As we enter 2010, the container leasing industry finds itself well-positioned to meet the new global trade requirements of slower growth and the challenges for the international container transport industry as carriers realign their service capacities.
Unlike vessel orders that have a long order-delivery lead time, container manufacturing lead-time is relatively short. When the international trade market started to decline in 2008, new purchases of containers fell rapidly. As a result, a limited number of containers were manufactured in 2009, including specialized equipment. With the normal 5 percent attrition of containers because of age and condition, the world container fleet actually declined in 2009 for the first time in the history of containerization. Current global container inventories have essentially been reset to 2007 levels, positioning the container leasing industry for growth with the market.

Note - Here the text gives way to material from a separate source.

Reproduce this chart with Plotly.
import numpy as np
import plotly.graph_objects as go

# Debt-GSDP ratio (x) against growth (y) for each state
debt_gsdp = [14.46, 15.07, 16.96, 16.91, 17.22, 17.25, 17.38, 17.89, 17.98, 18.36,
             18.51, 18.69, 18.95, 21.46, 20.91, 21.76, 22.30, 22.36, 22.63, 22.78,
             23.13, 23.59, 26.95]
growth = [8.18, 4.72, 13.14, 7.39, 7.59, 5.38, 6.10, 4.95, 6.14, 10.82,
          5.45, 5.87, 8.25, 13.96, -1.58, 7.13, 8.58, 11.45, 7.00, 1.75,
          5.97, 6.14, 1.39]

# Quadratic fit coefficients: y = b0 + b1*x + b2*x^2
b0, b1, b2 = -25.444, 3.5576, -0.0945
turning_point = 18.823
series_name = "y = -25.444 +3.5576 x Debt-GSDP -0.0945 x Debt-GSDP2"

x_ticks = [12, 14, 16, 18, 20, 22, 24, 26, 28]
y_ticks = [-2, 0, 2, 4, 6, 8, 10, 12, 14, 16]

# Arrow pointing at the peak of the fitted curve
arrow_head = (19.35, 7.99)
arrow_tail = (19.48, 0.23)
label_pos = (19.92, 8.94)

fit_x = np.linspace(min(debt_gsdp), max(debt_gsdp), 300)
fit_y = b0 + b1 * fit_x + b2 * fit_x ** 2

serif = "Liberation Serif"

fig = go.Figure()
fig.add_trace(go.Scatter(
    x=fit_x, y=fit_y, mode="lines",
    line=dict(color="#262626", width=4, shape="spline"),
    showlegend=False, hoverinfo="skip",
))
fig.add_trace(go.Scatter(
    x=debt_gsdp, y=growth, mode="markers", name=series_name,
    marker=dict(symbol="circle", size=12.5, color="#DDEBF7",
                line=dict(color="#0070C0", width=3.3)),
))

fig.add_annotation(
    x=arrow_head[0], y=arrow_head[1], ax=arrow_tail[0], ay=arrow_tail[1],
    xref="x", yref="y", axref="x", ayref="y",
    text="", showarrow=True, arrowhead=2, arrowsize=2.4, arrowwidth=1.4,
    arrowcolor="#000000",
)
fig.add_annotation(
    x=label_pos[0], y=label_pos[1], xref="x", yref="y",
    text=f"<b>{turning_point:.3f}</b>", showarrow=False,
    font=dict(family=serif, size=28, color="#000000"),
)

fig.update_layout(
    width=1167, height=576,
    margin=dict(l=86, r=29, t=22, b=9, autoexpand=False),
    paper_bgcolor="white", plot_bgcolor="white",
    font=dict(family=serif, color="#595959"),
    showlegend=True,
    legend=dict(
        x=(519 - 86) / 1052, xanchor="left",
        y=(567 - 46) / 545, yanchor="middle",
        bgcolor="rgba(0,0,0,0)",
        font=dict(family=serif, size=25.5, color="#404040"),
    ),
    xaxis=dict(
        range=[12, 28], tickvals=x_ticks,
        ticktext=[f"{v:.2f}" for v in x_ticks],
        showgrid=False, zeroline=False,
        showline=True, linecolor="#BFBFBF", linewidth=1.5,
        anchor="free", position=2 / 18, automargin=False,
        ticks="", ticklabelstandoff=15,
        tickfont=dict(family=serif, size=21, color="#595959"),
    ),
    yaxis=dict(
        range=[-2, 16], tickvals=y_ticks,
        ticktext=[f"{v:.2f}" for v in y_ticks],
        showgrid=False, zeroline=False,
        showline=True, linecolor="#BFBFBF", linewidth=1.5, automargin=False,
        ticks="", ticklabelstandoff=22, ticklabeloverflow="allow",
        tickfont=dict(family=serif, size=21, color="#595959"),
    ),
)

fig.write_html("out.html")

Market demand for containers is expected to exceed container supply in 2010. International trade is projected to continue its recovery with 2010 growth in the 3 to 5 percent range. Additional vessel slots and containers will be deployed to meet the demand, which will likely stimulate the resumption of container purchases in 2010 to fulfill increased container requirements.
Through access to funding, fleet flexibility and creative solutions that may be unavailable or undesirable to ocean carriers, the container leasing industry has the ability to assist carriers in keeping their supply of equipment in balance with the market demands, thus allowing carriers to focus on their core business and their recovery from a difficult 2009.